EXERCISE DETAILS —
Return precisely the span of lines from the top of the material below to the line containing "(8,9) rectangle (908,658);", both included. Pictures are excluded.
[START OF INFORMATION PROVIDED]
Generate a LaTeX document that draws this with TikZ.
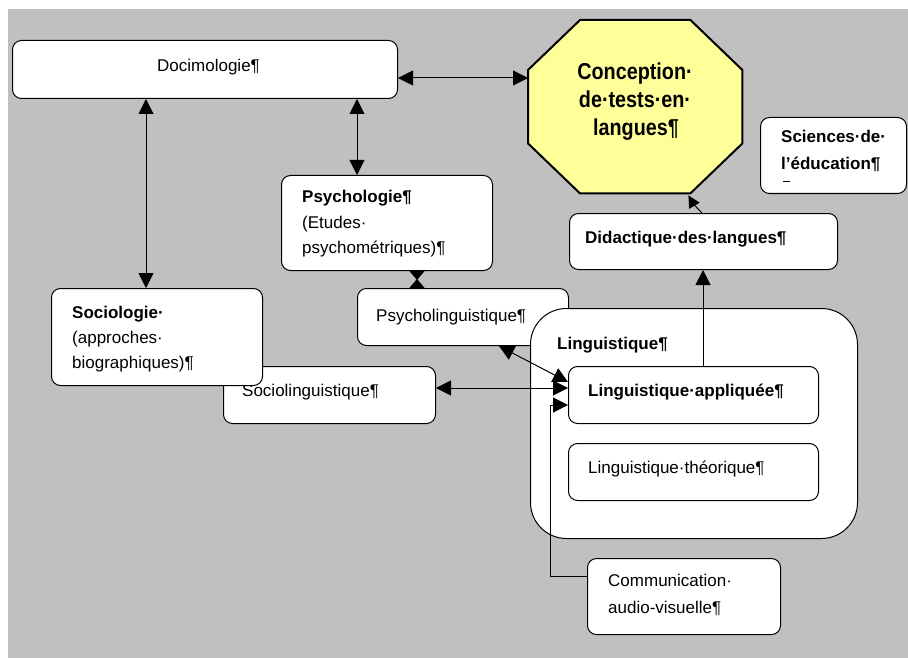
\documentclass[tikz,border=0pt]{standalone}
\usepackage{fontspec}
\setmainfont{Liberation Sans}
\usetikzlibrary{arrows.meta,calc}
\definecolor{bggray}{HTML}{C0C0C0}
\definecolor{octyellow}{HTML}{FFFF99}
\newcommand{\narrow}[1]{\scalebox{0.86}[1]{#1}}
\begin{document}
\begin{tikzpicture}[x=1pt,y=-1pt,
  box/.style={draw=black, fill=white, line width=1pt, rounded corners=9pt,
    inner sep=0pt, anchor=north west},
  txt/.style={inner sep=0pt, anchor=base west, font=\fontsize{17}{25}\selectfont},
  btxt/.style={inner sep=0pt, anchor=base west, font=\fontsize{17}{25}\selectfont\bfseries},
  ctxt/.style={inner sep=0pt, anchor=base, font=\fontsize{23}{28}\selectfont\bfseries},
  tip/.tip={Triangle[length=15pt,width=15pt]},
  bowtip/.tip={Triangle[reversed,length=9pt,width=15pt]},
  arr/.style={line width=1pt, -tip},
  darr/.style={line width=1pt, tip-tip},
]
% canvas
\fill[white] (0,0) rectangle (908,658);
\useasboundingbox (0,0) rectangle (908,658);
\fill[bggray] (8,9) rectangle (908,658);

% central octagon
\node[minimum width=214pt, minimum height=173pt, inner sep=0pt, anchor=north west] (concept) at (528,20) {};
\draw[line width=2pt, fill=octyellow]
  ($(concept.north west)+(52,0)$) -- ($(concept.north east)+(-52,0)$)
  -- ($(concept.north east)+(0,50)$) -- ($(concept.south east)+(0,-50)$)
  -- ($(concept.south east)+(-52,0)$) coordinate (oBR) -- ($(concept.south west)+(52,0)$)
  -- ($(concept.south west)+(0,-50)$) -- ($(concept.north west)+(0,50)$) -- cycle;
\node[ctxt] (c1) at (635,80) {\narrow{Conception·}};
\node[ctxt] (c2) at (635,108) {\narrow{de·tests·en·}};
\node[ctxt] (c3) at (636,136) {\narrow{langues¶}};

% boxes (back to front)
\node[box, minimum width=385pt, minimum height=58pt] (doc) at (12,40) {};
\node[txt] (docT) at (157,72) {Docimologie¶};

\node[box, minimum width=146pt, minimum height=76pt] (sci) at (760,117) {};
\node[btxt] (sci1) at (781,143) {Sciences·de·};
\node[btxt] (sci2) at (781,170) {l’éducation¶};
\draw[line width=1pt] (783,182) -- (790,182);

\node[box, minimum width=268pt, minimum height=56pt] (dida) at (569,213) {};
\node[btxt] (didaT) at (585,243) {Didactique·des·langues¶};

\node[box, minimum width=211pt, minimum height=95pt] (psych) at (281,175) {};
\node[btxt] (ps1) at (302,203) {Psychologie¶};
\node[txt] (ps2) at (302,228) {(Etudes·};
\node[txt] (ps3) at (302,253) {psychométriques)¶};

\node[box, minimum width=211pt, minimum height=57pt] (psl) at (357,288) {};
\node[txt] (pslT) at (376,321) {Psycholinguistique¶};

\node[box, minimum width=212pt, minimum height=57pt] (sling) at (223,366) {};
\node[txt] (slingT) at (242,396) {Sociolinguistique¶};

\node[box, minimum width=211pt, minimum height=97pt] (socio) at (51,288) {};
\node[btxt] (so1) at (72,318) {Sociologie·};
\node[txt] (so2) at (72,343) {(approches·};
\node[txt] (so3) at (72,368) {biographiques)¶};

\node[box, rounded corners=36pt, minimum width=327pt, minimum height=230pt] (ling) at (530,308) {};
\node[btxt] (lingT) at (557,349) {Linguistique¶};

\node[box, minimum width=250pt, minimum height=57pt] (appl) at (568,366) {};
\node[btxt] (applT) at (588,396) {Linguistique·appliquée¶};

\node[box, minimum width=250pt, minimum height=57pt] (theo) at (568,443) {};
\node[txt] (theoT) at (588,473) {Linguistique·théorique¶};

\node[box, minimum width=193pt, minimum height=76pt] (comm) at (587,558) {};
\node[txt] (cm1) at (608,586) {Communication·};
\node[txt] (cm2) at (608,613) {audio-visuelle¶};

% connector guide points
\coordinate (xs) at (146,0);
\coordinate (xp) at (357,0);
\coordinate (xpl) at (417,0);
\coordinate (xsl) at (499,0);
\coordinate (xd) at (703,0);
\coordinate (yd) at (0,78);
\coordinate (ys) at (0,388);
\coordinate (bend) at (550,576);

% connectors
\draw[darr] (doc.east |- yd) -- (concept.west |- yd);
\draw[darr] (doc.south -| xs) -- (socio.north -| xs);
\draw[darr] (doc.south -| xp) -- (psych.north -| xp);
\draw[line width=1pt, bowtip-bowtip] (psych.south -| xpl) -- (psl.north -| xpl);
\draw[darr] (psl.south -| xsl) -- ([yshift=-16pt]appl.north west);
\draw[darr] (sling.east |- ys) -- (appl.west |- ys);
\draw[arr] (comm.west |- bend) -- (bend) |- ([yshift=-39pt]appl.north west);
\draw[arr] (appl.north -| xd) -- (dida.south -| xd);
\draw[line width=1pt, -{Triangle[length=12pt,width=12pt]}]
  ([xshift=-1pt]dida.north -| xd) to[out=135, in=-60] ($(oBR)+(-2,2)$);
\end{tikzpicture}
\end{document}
[END OF INFORMATION PROVIDED]
FINAL RESULT —
Generate a LaTeX document that draws this with TikZ.
\documentclass[tikz,border=0pt]{standalone}
\usepackage{fontspec}
\setmainfont{Liberation Sans}
\usetikzlibrary{arrows.meta,calc}
\definecolor{bggray}{HTML}{C0C0C0}
\definecolor{octyellow}{HTML}{FFFF99}
\newcommand{\narrow}[1]{\scalebox{0.86}[1]{#1}}
\begin{document}
\begin{tikzpicture}[x=1pt,y=-1pt,
  box/.style={draw=black, fill=white, line width=1pt, rounded corners=9pt,
    inner sep=0pt, anchor=north west},
  txt/.style={inner sep=0pt, anchor=base west, font=\fontsize{17}{25}\selectfont},
  btxt/.style={inner sep=0pt, anchor=base west, font=\fontsize{17}{25}\selectfont\bfseries},
  ctxt/.style={inner sep=0pt, anchor=base, font=\fontsize{23}{28}\selectfont\bfseries},
  tip/.tip={Triangle[length=15pt,width=15pt]},
  bowtip/.tip={Triangle[reversed,length=9pt,width=15pt]},
  arr/.style={line width=1pt, -tip},
  darr/.style={line width=1pt, tip-tip},
]
% canvas
\fill[white] (0,0) rectangle (908,658);
\useasboundingbox (0,0) rectangle (908,658);
\fill[bggray] (8,9) rectangle (908,658);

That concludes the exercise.